Zynische Sonntagsargumente
Die Corona-Pandemie hat uns gezeigt, wie viel mehr technologisch bereits jetzt möglich ist und wie wenig davon im Alltag überhaupt in der breiten Masse zum Einsatz kommt. Von Telearbeit über Videosprechstunden bis hin zu Online-Shopping war in den Jahren, in denen das Virus uns im Griff hatte, vieles möglich.
Viele technische Möglichkeiten wurden im Anschluß wieder eingestampft, obwohl sie auch abseits einer Notlage durchaus Sinn machten, wo sie möglich sind. So wurden etwa die Angestellten von einigen Unternehmen in diesem Jahr aus dem Home Office zurück in die Büros beordert, obwohl diese mehrheitlich die Heimarbeit befürworteten und auch zahlreiche Erfahrungen aus der Praxis zeigen die vielfachen Vorteile. Die Einkassierung der Telearbeit wurde vom Patronat lapidar damit kommentiert, daß die Pandemie nun mal vorbei sei.
Auch ein anderer Bereich hat durch die Pandemie einen starken Schub erfahren: Der Online-Handel. Plötzlich war es möglich, sich ein Buch aus der Buchhandlung nach Hause liefern zu lassen oder eine Flasche Gin. Zwar lahmt die dezidierte Online-Plattform »LetzShop« noch an Angebot und Auswahl, doch viele Einzelhändler haben zwischenzeitlich eigene Online-Präsenzen eingerichtet. Der Trend geht zum Online-Einkauf. Es erscheint eben so viel bequemer, sich am PC oder Smartphone auszusuchen, was man benötigt, oftmals auch mit individueller Beratungsmöglichkeit ohne leidige Sprachbarrieren und einem weitaus diversifizierteren Angebot, als in den Geschäften. Während der stationäre Einzelhandel in Luxemburg jahrelang nur auf große Verkaufsflächen setzte und die samstägliche Fahrt zum Einkaufszentrum für die einen zum Freizeit-Ritual, für die anderen zum Horrortrip wurde, bewegte sich in den Nachbarländern deutlich früher etwas in Sachen Online-Angebot.

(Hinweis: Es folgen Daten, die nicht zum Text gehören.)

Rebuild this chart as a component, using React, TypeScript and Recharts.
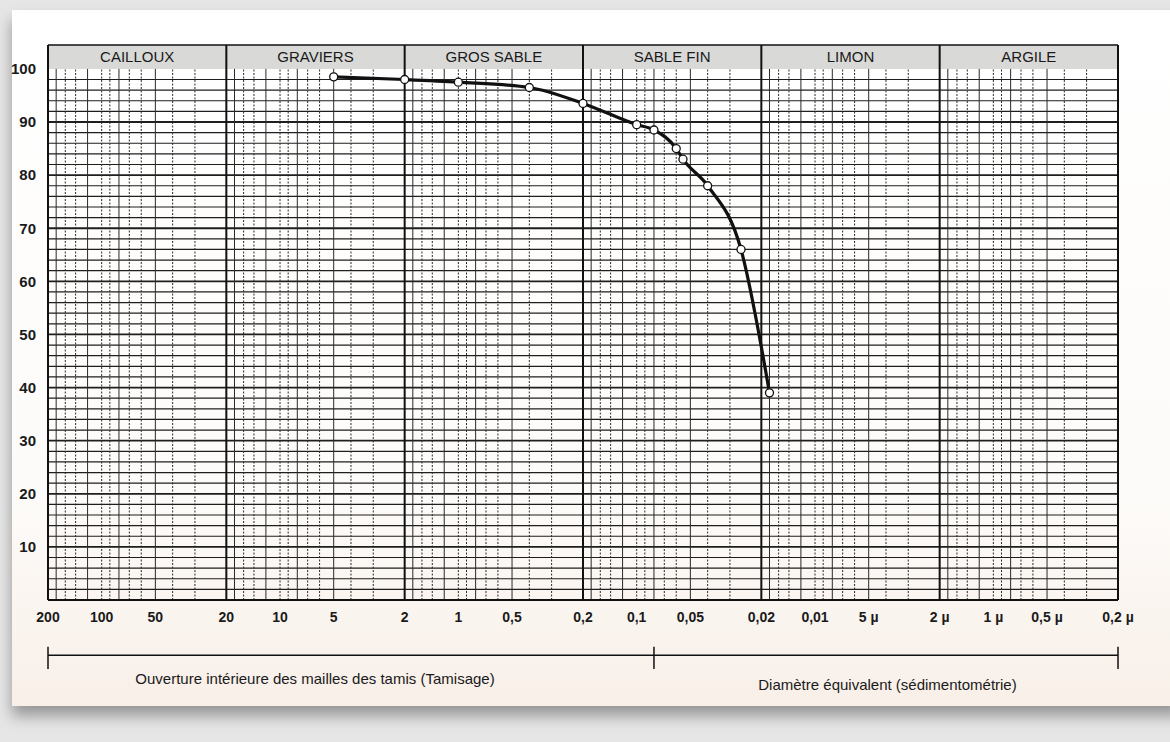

Die Handelsunternehmen haben aber auch hierzulande nun endgültig Lunte gerochen, und Personal für all die neuen Vorhaben muß neben logistischen Aufgaben im Versand auch im stationären Bereich her: Nicht nur ist das Frohlocken groß, daß der CSV-Arbeitsminister quasi eine Ausweitung der Arbeitszeit an Sonntagen zu verfügen gedenkt, auch daß das Bildungsministerium noch stärker im Interesse der Wirtschaft darauf achten möchte, viele kleine nützliche Zahnrädchen für die Wettbewerbsfähigkeit heranzuzüchten. Auch stimmt das Patronat in die zynische Behauptung des Ministers ein, durch die Sonntagsarbeit könne der Beschäftigte ja seine Kaufkraft erhöhen und wenn er sich schon aus Frankreich oder Belgien zum Arbeitsplatz begeben müsse, würde es sich doch mehr lohnen, gleich acht statt vier Stunden dort zu bleiben. Am meisten würde sich vermutlich lohnen, nicht nur den nackten Mindestlohn zu bekommen, wie immer noch vielerorts im Sektor aufgrund noch immer zahlreich fehlender Kollektivverträge
Aber auch dieses häßliche Bild soll künftig verschwinden. Denn geht es nach der neuen Regierung, sollen künftig Kollektivverträge ohne Gewerkschaften am Tisch, direkt mit ausgewählten Personalvertretern von »gelben Listen« verhandelt werden. Wer hier an Besserungen glaubt, der glaubt vermutlich auch daran, daß Kunden ihr Geld am Sonntag ein zweites Mal in den Laden tragen, oder an den Weihnachtsmann.